### Raw records
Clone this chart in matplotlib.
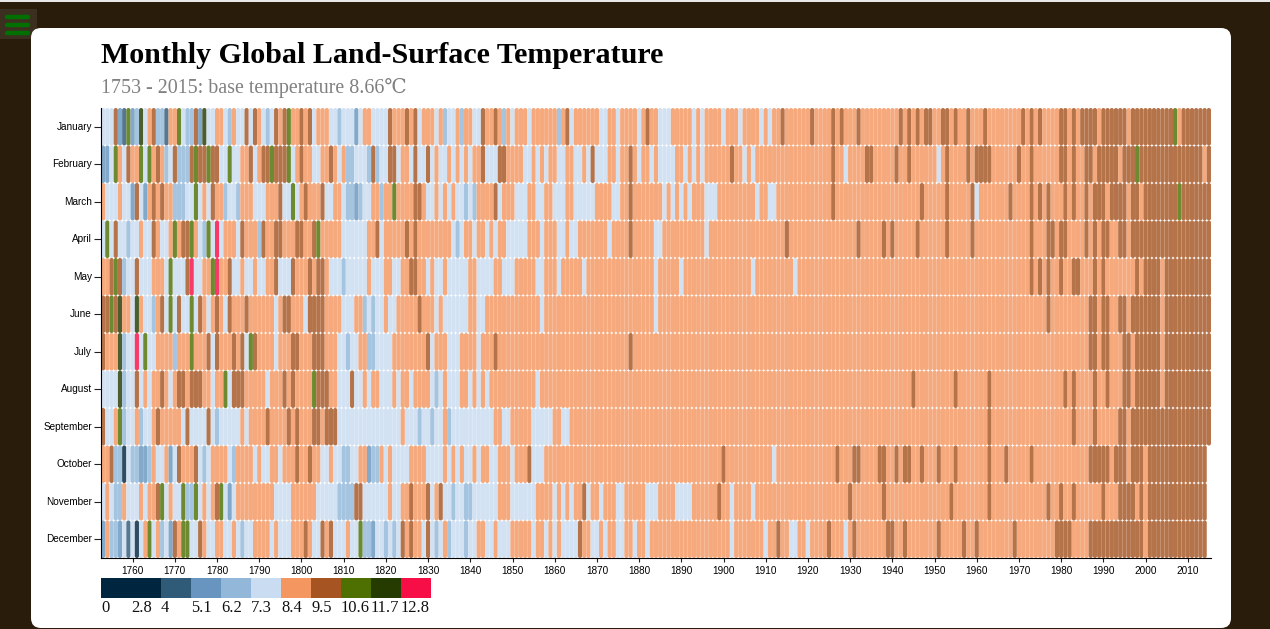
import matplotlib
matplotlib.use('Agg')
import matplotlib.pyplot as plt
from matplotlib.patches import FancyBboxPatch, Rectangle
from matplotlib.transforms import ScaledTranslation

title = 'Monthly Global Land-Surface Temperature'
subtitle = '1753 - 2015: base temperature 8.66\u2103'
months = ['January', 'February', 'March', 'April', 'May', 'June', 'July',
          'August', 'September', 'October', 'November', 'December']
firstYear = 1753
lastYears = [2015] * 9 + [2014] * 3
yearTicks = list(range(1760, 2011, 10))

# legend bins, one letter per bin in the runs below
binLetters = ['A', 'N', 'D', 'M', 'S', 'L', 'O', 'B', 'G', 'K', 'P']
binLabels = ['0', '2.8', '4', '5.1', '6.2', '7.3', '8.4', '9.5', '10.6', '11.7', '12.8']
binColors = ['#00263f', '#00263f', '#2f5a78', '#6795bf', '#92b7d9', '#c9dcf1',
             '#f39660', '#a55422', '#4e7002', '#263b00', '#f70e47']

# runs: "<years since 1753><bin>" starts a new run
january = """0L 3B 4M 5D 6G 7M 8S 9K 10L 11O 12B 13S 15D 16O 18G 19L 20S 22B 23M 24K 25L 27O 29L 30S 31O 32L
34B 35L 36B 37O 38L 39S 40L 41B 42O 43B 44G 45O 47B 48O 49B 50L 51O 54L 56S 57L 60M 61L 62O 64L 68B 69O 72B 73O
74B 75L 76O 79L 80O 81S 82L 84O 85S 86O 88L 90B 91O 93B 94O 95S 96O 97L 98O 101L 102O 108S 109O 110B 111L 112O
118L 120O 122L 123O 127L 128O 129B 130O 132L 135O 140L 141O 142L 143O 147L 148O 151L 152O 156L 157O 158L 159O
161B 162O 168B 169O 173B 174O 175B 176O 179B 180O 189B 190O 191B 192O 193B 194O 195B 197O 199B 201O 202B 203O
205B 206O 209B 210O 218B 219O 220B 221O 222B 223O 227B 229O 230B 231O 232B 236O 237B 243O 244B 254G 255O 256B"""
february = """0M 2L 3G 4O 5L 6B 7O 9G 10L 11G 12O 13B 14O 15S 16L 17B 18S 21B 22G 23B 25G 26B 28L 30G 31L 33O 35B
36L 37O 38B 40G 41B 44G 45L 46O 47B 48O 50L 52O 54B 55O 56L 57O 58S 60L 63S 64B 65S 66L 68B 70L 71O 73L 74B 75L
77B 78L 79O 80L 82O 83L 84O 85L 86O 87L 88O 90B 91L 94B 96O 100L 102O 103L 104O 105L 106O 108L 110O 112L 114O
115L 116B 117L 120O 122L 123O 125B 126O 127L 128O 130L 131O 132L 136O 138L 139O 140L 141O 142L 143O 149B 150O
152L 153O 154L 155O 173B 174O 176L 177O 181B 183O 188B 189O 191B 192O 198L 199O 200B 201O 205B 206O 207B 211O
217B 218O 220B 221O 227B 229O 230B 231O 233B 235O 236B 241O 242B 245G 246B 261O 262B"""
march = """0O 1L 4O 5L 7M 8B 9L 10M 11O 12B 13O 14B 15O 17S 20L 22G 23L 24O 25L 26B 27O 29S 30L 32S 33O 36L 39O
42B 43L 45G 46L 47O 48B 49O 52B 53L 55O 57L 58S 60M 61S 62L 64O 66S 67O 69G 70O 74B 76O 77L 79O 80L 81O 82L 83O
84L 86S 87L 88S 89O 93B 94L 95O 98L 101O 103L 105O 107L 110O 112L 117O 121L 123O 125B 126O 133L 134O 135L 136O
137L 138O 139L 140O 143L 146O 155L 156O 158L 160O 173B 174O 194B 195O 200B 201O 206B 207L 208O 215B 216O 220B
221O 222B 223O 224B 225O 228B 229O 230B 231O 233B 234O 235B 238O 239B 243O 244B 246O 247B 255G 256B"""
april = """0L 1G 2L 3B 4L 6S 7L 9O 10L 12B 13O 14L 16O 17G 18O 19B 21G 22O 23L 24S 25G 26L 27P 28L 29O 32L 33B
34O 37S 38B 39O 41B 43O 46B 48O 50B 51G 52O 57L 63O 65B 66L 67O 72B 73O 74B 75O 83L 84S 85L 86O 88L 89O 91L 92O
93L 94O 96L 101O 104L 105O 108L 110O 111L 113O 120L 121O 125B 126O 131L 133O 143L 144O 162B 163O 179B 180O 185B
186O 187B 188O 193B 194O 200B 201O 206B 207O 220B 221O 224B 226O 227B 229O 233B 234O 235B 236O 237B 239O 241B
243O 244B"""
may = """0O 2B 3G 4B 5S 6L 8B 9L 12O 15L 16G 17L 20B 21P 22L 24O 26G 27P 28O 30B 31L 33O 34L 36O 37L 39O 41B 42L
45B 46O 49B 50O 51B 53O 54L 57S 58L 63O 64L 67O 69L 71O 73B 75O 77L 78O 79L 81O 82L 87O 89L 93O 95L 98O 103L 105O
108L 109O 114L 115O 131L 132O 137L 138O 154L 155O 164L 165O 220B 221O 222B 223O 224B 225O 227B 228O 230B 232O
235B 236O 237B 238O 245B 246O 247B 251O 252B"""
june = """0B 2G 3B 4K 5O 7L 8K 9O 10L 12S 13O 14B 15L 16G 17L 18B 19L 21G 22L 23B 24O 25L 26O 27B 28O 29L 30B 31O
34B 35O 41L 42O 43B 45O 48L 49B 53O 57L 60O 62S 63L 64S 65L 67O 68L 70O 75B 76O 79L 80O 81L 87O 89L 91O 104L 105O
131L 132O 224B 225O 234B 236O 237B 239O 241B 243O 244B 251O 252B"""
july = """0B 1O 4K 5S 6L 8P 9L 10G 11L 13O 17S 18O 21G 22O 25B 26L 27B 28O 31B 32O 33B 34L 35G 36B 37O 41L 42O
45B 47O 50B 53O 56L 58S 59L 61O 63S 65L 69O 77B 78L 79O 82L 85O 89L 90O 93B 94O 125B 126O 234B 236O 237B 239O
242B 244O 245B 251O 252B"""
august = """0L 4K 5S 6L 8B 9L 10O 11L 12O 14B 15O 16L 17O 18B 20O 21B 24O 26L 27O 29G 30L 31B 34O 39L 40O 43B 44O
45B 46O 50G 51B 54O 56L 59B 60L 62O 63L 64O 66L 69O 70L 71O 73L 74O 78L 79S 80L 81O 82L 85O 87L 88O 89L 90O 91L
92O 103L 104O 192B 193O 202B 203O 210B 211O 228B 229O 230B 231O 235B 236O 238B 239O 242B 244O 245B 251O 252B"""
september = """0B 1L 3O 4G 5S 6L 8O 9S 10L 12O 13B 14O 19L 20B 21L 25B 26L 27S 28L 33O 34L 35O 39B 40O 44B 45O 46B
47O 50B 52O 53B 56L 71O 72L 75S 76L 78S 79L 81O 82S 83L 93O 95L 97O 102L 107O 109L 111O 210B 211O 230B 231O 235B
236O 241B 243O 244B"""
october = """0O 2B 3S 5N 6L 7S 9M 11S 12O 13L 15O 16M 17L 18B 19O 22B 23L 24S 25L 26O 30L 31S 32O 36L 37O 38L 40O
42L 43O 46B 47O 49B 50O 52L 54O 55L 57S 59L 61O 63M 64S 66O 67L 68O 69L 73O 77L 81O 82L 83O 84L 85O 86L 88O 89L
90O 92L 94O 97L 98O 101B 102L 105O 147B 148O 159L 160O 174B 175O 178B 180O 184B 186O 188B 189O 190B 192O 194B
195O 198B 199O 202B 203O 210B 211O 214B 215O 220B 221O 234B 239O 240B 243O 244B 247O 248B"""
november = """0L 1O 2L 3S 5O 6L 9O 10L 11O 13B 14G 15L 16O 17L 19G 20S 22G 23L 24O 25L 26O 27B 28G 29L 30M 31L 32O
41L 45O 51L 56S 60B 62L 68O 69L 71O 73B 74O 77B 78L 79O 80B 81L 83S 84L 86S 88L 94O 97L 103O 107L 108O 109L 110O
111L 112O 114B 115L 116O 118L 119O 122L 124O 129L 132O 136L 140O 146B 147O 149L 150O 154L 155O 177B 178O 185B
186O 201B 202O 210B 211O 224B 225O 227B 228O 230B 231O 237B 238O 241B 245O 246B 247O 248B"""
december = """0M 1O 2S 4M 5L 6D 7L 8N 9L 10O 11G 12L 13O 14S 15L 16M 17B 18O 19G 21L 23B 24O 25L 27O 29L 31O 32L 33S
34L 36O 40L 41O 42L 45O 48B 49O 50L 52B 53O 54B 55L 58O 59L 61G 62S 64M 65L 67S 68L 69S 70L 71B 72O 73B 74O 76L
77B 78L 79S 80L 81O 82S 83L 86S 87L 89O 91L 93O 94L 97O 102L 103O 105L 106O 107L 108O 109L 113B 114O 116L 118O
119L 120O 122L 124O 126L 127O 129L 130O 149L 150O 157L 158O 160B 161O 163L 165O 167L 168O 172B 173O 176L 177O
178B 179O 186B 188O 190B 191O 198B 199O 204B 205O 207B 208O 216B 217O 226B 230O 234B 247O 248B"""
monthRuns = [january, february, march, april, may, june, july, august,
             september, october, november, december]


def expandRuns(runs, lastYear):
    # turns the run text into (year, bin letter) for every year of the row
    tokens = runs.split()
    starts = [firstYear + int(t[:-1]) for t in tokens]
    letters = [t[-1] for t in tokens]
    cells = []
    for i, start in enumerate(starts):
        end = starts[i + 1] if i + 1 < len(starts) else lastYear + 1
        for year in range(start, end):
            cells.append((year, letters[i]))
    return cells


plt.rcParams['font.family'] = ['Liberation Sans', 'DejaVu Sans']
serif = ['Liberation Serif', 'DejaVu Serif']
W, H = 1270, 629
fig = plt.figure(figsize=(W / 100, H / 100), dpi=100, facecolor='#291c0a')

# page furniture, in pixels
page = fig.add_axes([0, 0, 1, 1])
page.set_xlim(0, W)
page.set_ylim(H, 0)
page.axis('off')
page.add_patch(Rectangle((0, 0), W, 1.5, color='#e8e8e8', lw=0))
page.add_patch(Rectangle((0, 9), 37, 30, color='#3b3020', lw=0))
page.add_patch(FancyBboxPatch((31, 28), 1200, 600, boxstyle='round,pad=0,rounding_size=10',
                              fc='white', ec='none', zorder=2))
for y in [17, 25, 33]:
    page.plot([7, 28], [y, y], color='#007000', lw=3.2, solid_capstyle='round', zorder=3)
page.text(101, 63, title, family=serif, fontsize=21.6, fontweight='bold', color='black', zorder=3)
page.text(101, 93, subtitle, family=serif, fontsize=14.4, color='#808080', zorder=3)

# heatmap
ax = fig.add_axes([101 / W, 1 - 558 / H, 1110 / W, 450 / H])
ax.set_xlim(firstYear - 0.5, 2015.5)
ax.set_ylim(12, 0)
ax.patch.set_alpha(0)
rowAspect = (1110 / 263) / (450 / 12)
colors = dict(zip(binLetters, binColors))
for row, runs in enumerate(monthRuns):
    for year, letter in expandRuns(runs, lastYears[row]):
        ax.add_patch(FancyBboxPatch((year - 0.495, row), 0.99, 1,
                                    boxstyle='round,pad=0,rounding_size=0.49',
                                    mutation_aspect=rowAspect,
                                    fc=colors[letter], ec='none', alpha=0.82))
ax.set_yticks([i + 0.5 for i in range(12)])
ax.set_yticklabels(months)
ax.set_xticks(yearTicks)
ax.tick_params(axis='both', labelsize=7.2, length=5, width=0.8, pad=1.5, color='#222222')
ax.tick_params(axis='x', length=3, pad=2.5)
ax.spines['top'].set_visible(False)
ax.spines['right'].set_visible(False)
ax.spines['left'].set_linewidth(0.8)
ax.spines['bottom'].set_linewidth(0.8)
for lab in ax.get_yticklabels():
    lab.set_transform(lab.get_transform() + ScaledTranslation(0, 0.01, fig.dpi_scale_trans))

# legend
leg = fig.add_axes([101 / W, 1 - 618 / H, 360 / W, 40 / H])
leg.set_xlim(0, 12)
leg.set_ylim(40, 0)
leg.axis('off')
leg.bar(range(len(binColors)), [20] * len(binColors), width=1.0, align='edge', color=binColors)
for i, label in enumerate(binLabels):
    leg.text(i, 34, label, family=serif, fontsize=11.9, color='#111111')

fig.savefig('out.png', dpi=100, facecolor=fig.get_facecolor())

==

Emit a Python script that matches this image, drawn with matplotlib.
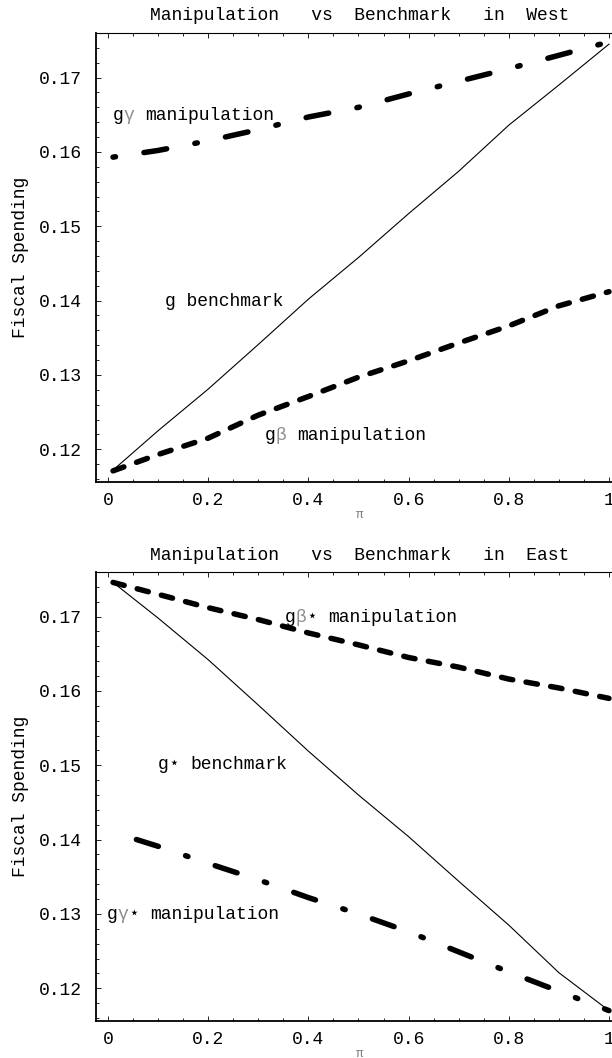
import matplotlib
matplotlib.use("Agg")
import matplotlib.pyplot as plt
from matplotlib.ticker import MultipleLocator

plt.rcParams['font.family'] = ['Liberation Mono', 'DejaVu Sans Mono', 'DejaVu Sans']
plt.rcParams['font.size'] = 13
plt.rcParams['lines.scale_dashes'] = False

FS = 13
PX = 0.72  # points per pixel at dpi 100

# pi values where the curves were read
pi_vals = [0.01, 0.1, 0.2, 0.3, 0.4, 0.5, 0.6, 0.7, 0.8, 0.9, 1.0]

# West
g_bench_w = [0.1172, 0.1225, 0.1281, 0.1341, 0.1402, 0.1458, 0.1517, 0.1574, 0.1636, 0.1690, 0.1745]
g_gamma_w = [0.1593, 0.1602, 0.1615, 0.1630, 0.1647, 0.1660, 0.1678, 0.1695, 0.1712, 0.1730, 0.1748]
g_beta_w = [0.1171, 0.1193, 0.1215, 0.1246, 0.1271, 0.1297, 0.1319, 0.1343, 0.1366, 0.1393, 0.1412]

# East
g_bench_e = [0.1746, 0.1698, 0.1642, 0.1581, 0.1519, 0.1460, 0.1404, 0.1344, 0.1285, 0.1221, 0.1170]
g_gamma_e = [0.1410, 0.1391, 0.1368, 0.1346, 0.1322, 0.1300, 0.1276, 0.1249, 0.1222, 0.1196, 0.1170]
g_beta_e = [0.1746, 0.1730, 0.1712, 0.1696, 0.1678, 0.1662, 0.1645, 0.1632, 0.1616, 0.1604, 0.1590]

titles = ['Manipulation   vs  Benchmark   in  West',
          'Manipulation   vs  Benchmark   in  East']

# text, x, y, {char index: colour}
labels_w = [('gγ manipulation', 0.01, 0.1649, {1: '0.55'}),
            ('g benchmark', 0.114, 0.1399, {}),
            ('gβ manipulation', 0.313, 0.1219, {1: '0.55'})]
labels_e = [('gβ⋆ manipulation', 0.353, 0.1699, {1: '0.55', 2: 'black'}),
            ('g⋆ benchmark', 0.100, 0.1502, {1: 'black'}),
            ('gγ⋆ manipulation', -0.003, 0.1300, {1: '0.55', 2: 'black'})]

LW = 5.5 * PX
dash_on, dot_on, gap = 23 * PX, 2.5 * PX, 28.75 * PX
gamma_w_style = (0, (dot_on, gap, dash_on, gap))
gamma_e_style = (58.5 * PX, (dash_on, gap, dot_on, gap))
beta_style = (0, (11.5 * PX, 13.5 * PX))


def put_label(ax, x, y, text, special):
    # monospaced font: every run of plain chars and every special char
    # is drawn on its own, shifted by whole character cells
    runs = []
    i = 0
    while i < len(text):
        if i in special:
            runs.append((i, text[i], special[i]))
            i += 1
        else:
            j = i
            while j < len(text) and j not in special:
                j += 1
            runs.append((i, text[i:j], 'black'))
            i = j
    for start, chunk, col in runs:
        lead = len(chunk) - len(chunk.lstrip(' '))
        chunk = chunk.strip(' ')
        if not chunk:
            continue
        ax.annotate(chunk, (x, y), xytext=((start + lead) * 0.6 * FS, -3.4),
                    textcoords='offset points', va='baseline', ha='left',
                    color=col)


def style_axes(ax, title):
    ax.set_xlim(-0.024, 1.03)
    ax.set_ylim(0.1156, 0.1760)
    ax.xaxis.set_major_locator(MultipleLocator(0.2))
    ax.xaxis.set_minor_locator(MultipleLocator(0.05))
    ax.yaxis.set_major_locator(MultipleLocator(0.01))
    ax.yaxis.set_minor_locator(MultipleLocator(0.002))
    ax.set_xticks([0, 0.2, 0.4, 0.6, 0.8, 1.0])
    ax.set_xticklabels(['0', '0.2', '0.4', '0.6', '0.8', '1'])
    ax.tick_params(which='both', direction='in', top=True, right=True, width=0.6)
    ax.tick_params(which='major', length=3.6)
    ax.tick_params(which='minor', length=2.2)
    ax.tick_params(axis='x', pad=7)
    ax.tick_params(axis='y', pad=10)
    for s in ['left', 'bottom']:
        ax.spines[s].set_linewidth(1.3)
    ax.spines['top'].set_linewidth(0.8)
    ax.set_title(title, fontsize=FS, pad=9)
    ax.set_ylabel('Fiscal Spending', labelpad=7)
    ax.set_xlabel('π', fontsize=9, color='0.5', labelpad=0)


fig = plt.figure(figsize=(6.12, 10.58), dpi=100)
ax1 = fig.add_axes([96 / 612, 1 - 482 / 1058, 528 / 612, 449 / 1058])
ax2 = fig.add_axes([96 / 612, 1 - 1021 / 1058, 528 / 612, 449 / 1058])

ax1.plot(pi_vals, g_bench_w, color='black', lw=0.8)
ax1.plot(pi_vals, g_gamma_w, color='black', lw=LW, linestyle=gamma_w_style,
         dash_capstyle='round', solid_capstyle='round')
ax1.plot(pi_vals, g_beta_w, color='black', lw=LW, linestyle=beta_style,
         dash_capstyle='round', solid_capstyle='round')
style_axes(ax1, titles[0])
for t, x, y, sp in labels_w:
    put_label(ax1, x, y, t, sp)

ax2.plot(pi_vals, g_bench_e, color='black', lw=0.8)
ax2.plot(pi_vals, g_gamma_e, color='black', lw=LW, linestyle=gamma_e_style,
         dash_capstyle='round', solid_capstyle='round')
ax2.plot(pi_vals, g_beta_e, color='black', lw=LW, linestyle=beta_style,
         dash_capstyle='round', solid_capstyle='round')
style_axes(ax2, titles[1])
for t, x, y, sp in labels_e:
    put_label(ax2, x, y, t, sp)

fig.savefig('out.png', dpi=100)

### Set task
Transcribe exactly the lines between the one containing "Clone this chart in matplotlib." and the one containing "from matplotlib.transforms import", counting both ends. Pictures are not copied.

### Full output
Clone this chart in matplotlib.
import matplotlib
matplotlib.use('Agg')
import matplotlib.pyplot as plt
from matplotlib.patches import FancyBboxPatch, Rectangle
from matplotlib.transforms import ScaledTranslation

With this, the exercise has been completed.